Omeni created her floral flash with inspiration from the flower mural Boxyard has on the side of their building. When she was observing the mural, she met someone who informed her that she could have her own business in the space.
Inspired by the possibility of owning her own space to house her floral creatives, Omeni applied for a space at Boxyard. On her fourth application, everything fell into place, and Omeni finally found the place to expand her business and share her creations with more people.
“It’s propelling us forward, but it’s at a pace we want to be at,” she said.
Omeni, along with her managing partner Aaron “AJ” Walton, has been at Boxyard RTP since September and will remain in the space until February.
Walton was initially asked to join Omeni’s business in the spring of 2024 to help with her pop-up at this year’s Art in Bloom Festival. He officially joined the business after moving back to North Carolina, where he grew up and went to college, from New York, where he was working in a corporate PR-centered job.
The partnership came naturally, both because of Omeni and Walton’s existing relationship that developed from being childhood neighbors in Gates County and because of Walton’s ownership of a flower farm in Sanford.
One of the most important things to Omeni is ensuring — to the best of her ability — that the flowers she sells are local. Walton’s co-ownership of a flower farm made the process a little easier and helped Walton to transition into the creative space working at 1 Blossom 2 Bloom more seamlessly.
“And so what’s been really cool for me is that I get to see the farm to table, if you will,” Walton said. “Seeing the process of here’s what’s happening with the process of growing and here’s what happens when it actually comes to the flower shop.”
1 Blossom 2 Bloom also means more than just its existence as a business to Walton, and especially Omeni as the main florist, because less than 3 percent of florists in the United States are Black.

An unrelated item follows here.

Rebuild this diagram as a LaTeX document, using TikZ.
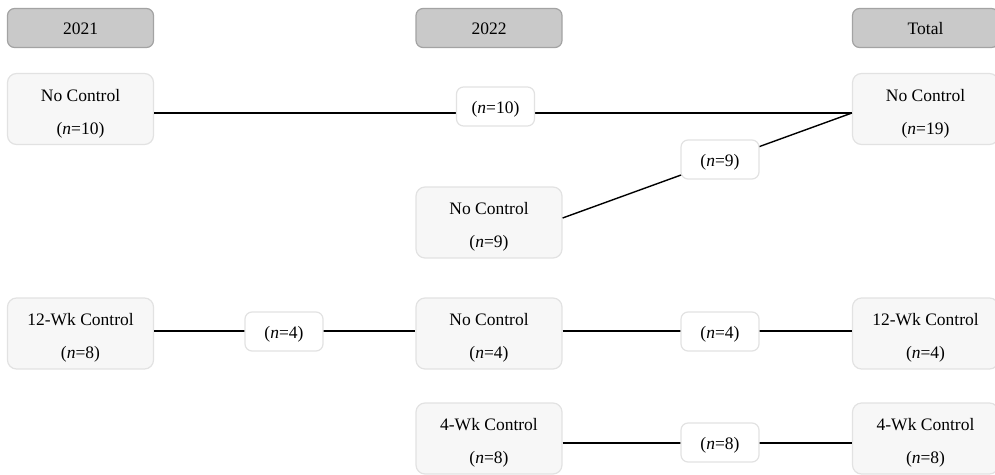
\documentclass[tikz,border=0pt]{standalone}
\usepackage{fontspec}
\setmainfont{Liberation Serif}
\definecolor{hdrfill}{HTML}{C9C9C9}
\definecolor{hdrdraw}{HTML}{A3A3A3}
\definecolor{boxfill}{HTML}{F7F7F7}
\definecolor{boxdraw}{HTML}{E2E2E2}
\tikzset{
  hdr/.style={draw=hdrdraw, fill=hdrfill, line width=1.2pt, rounded corners=7pt,
    minimum width=146pt, minimum height=39pt, inner sep=0pt,
    execute at begin node=\rule{0pt}{14pt}},
  grp/.style={draw=boxdraw, fill=boxfill, line width=1.2pt, rounded corners=9pt,
    minimum width=146pt, minimum height=71pt, inner sep=0pt, align=center},
  lbl/.style={draw=boxdraw, fill=white, line width=1.2pt, rounded corners=7pt,
    minimum width=78pt, minimum height=39pt, inner sep=0pt,
    execute at begin node=\rule{0pt}{17pt}},
  conn/.style={draw=black, line width=1.4pt}
}
\newcommand{\nn}[1]{(\textit{n}=#1)}
\newcommand{\grptext}[2]{\rule{0pt}{21pt}#1\\\nn{#2}}
\begin{document}
\begin{tikzpicture}[x=1pt,y=-1pt,font=\fontsize{17.5}{33}\selectfont]
\useasboundingbox (0,0) rectangle (995,474);
% headers
\node[hdr] (h1) at (80.5,28) {2021};
\node[hdr] (h2) at (489,28) {2022};
\node[hdr] (h3) at (925.5,28) {Total};
% group boxes
\node[grp] (a1) at (80.5,109) {\grptext{No Control}{10}};
\node[grp] (a3) at (80.5,333.5) {\grptext{12-Wk Control}{8}};
\node[grp] (b2) at (489,222.5) {\grptext{No Control}{9}};
\node[grp] (b3) at (489,333.5) {\grptext{No Control}{4}};
\node[grp] (b4) at (489,438.5) {\grptext{4-Wk Control}{8}};
\node[grp] (c1) at (925.5,109) {\grptext{No Control}{19}};
\node[grp] (c3) at (925.5,333.5) {\grptext{12-Wk Control}{4}};
\node[grp] (c4) at (925.5,438.5) {\grptext{4-Wk Control}{8}};
% connectors
\draw[conn] ([yshift=-4pt]a1.east) -- ([yshift=-4pt]c1.west);
\draw[conn] ([yshift=4.5pt]b2.east) -- ([yshift=-4pt]c1.west);
\draw[conn] ([yshift=2.5pt]a3.east) -- ([yshift=2.5pt]b3.west);
\draw[conn] ([yshift=2.5pt]b3.east) -- ([yshift=2.5pt]c3.west);
\draw[conn] ([yshift=-4.5pt]b4.east) -- ([yshift=-4.5pt]c4.west);
% labels
\node[lbl] (l1) at (495.5,106.5) {\nn{10}};
\node[lbl] (l2) at (720,159.5) {\nn{9}};
\node[lbl] (l3) at (284,331.5) {\nn{4}};
\node[lbl] (l4) at (720,331.5) {\nn{4}};
\node[lbl] (l5) at (720,442.5) {\nn{8}};
\end{tikzpicture}
\end{document}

When customers visit 1 Blossom 2 Bloom or purchase flowers at a pop-up, they often assume Walton is the owner of the business, which speaks to how people see Black women in society, Walton said. Continuing to grow and build 1 Blossom 2 Bloom uplifts Omeni’s self-image and cements her position within society and in her own mind.

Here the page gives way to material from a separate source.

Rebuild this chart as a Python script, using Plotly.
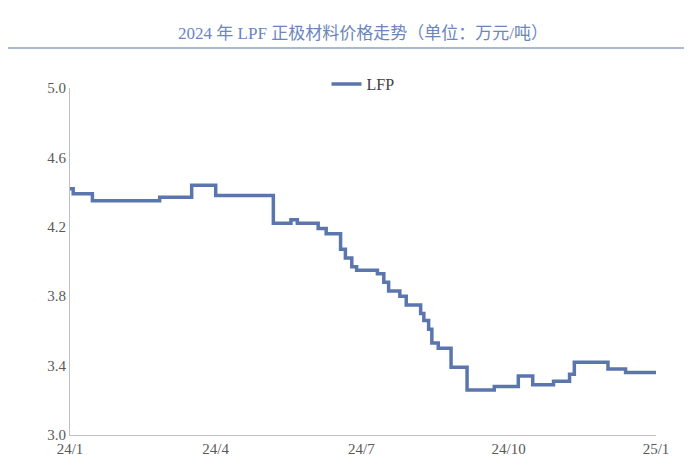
import plotly.graph_objects as go

dates = ["2024-01-01", "2024-01-03", "2024-01-15", "2024-02-26", "2024-03-17", "2024-04-01",
         "2024-05-07", "2024-05-18", "2024-05-22", "2024-06-04", "2024-06-09", "2024-06-16",
         "2024-06-18", "2024-06-21", "2024-06-25", "2024-06-28", "2024-07-11", "2024-07-15",
         "2024-07-18", "2024-07-25", "2024-07-29", "2024-08-07", "2024-08-09", "2024-08-12",
         "2024-08-14", "2024-08-18", "2024-08-26", "2024-09-05", "2024-09-22", "2024-10-07",
         "2024-10-16", "2024-10-29", "2024-11-08", "2024-11-11", "2024-12-02", "2024-12-13",
         "2025-01-01"]
lfp = [4.42, 4.39, 4.35, 4.37, 4.44, 4.38,
       4.22, 4.24, 4.22, 4.19, 4.16, 4.16,
       4.07, 4.02, 3.97, 3.95, 3.93, 3.88,
       3.83, 3.80, 3.75, 3.70, 3.66, 3.61,
       3.53, 3.50, 3.39, 3.26, 3.28, 3.34,
       3.29, 3.31, 3.35, 3.42, 3.38, 3.36,
       3.36]

tick_vals = ["2024-01-01", "2024-04-01", "2024-07-01", "2024-10-01", "2025-01-01"]
tick_text = ["24/1", "24/4", "24/7", "24/10", "25/1"]

fig = go.Figure()
fig.add_trace(go.Scatter(x=dates, y=lfp, mode="lines", name="LFP", line_shape="hv",
                         showlegend=True, line=dict(color="#5b76ad", width=3.5)))

fig.add_shape(type="line", xref="paper", yref="paper", x0=-0.11, x1=1.08, y0=1.115, y1=1.115,
              line=dict(color="#8ea0c8", width=1.5))

fig.update_layout(
    width=692, height=465,
    margin=dict(l=62, r=44, t=80, b=38),
    plot_bgcolor="white", paper_bgcolor="white",
    font=dict(family="Liberation Serif", color="#595959", size=15),
    title=dict(text="2024 年 LPF 正极材料价格走势（单位：万元/吨）", x=0.5, xref="paper", y=0.96,
               font=dict(family="Liberation Serif, Noto Sans CJK SC", size=17, color="#6a86bd")),
    legend=dict(orientation="h", x=0.5, xanchor="center", y=1.06, yanchor="top",
                font=dict(size=16, color="#404040")),
    xaxis=dict(range=["2024-01-01", "2025-01-01"], tickvals=tick_vals, ticktext=tick_text,
               showgrid=False, showline=True, linecolor="#bfbfbf", ticks="", zeroline=False),
    yaxis=dict(range=[3.0, 5.0], tick0=3.0, dtick=0.4, tickformat=".1f", showgrid=False,
               showline=True, linecolor="#bfbfbf", ticks="", zeroline=False),
)

fig.write_html("out.html")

“I’ve always been something to someone else,” she said. “1 Blossom 2 Bloom is mine and it’s something I created in this world just for me.”

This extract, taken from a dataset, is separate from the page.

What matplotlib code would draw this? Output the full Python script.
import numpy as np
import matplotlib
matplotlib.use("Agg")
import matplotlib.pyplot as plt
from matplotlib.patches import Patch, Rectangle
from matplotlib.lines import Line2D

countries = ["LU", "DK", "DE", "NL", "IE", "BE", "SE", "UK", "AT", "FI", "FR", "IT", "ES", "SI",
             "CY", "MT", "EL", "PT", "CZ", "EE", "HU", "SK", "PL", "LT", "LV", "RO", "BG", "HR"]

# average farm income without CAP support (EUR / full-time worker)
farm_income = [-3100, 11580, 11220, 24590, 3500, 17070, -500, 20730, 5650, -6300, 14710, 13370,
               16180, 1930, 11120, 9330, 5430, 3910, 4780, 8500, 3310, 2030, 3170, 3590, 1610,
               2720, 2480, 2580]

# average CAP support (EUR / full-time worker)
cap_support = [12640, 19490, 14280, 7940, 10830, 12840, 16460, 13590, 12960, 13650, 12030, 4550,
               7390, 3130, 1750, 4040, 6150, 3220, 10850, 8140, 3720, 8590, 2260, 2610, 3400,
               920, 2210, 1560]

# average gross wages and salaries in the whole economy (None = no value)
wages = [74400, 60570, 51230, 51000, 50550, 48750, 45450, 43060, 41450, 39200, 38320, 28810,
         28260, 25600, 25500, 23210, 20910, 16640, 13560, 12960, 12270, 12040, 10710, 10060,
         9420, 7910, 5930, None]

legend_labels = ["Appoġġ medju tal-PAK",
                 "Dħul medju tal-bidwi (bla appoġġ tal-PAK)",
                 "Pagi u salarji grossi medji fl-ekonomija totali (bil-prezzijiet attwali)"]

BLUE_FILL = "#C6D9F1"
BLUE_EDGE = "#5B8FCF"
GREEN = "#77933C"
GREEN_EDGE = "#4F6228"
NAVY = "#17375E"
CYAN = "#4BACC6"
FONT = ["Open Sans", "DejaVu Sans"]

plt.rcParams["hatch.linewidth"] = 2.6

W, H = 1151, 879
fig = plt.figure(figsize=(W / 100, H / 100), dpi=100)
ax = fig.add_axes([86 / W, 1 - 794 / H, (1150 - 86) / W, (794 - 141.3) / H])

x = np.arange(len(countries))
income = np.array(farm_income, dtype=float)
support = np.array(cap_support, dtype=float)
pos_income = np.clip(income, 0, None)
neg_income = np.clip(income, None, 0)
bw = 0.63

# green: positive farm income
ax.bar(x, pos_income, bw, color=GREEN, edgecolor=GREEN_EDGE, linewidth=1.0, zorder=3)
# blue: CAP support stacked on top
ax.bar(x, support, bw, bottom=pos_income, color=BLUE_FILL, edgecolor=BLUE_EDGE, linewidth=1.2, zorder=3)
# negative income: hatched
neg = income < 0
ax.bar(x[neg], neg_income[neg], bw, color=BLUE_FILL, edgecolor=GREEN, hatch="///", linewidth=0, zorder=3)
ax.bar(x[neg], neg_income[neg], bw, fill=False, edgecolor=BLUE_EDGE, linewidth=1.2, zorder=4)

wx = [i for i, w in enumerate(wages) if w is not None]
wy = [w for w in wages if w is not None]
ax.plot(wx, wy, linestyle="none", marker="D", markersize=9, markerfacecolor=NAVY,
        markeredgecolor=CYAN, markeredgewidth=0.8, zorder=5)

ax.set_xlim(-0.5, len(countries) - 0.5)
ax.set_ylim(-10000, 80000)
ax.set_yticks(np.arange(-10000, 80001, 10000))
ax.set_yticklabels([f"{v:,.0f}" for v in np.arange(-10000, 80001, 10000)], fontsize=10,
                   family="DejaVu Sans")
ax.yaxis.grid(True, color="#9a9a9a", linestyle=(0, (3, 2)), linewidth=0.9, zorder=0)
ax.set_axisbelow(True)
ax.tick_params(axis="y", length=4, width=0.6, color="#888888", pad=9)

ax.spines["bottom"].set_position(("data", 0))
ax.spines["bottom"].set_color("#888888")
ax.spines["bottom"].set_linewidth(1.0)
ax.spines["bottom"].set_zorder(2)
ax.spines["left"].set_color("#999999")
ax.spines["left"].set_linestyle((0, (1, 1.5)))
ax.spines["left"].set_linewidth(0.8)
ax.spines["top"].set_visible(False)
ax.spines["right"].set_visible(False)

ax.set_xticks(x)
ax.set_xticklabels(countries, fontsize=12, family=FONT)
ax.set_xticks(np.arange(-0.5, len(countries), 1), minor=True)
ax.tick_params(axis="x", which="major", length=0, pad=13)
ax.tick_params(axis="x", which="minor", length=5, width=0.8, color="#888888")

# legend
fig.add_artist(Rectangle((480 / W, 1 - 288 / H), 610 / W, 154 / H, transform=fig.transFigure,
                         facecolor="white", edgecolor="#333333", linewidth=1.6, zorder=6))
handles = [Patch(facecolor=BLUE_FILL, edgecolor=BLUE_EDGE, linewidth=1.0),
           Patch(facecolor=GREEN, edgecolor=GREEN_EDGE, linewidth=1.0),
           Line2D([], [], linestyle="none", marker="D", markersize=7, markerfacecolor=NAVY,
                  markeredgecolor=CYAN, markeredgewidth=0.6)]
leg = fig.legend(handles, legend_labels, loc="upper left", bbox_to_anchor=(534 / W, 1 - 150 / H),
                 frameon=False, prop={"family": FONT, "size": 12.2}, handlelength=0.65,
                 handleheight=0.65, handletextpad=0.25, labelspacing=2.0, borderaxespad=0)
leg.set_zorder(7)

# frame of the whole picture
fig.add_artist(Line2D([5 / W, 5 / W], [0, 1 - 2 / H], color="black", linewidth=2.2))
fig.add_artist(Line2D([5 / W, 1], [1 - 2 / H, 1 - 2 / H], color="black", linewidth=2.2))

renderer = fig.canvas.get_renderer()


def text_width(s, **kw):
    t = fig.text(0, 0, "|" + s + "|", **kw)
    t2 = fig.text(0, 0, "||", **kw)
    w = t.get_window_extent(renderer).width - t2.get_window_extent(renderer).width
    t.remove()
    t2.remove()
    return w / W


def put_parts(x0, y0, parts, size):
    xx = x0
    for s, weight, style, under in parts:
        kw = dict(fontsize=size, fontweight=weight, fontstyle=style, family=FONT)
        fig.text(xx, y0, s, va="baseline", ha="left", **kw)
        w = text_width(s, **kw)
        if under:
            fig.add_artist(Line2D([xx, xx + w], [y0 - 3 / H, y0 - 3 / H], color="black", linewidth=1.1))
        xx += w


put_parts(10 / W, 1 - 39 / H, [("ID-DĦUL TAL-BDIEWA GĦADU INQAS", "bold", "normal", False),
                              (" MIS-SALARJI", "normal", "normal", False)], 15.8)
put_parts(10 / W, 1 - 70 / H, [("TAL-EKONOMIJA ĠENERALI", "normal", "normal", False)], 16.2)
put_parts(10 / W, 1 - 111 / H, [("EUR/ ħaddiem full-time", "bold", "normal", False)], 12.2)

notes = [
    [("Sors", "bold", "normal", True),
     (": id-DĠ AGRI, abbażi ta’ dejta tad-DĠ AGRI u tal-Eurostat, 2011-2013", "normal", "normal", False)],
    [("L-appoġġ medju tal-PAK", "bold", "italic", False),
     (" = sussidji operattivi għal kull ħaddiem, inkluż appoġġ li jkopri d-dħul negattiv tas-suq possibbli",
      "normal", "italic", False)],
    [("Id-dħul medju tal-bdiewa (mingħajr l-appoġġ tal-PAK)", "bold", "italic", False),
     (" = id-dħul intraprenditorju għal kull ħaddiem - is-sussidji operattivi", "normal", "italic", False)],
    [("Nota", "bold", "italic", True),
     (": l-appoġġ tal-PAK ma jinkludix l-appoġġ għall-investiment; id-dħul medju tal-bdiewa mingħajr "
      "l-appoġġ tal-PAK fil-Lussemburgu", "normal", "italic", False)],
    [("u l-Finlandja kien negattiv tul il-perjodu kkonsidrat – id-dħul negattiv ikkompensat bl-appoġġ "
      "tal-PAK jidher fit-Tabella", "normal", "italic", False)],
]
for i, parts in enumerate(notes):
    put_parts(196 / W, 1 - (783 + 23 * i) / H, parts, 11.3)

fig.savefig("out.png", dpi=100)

Through her work, Omeni wants to uplift the Durham community and those around her, especially in difficult times.
After the election results, Omeni and Walton said they felt hopeless existing as minorities in the United States. Walton then noticed a bunch of marigolds in the store that hadn’t been designated to be sold yet. Rather than wasting the flowers or simply selling them, Walton gathered the flowers and placed them in various buckets around the city with the sign “Life is hard, take a stem,” attempting to brighten Durham residents’ spirits after the election through a simple gesture.
“In a moment where I felt powerless, I thought maybe I can offer a glimmer of hope on a day that felt kind of bleak,” Walton said. “And I love the way that flowers have the power to do that.”
Flowers can be present at almost any occasion in one’s life, and their purpose is so much deeper than what it appears on the surface. The light they shine in every moment is what Omeni hopes to promote through her art and business.
She plans to continue to bring brightness to those dark moments or to enhance the beauty of the already exciting ones, despite how she and her practice can often be overlooked by society. Omeni powers through, propelling the concept of living life the way that she wants to, despite outside opinions.
“When I started 1 Blossom 2 Bloom, it was definitely about living life to its fullest extent and realizing that in this moment, just like a flower, this is your opportunity to bloom without question, without judgment, without anything,” she said. “And that’s what I hope I express to people as a Black florist that you get to be.”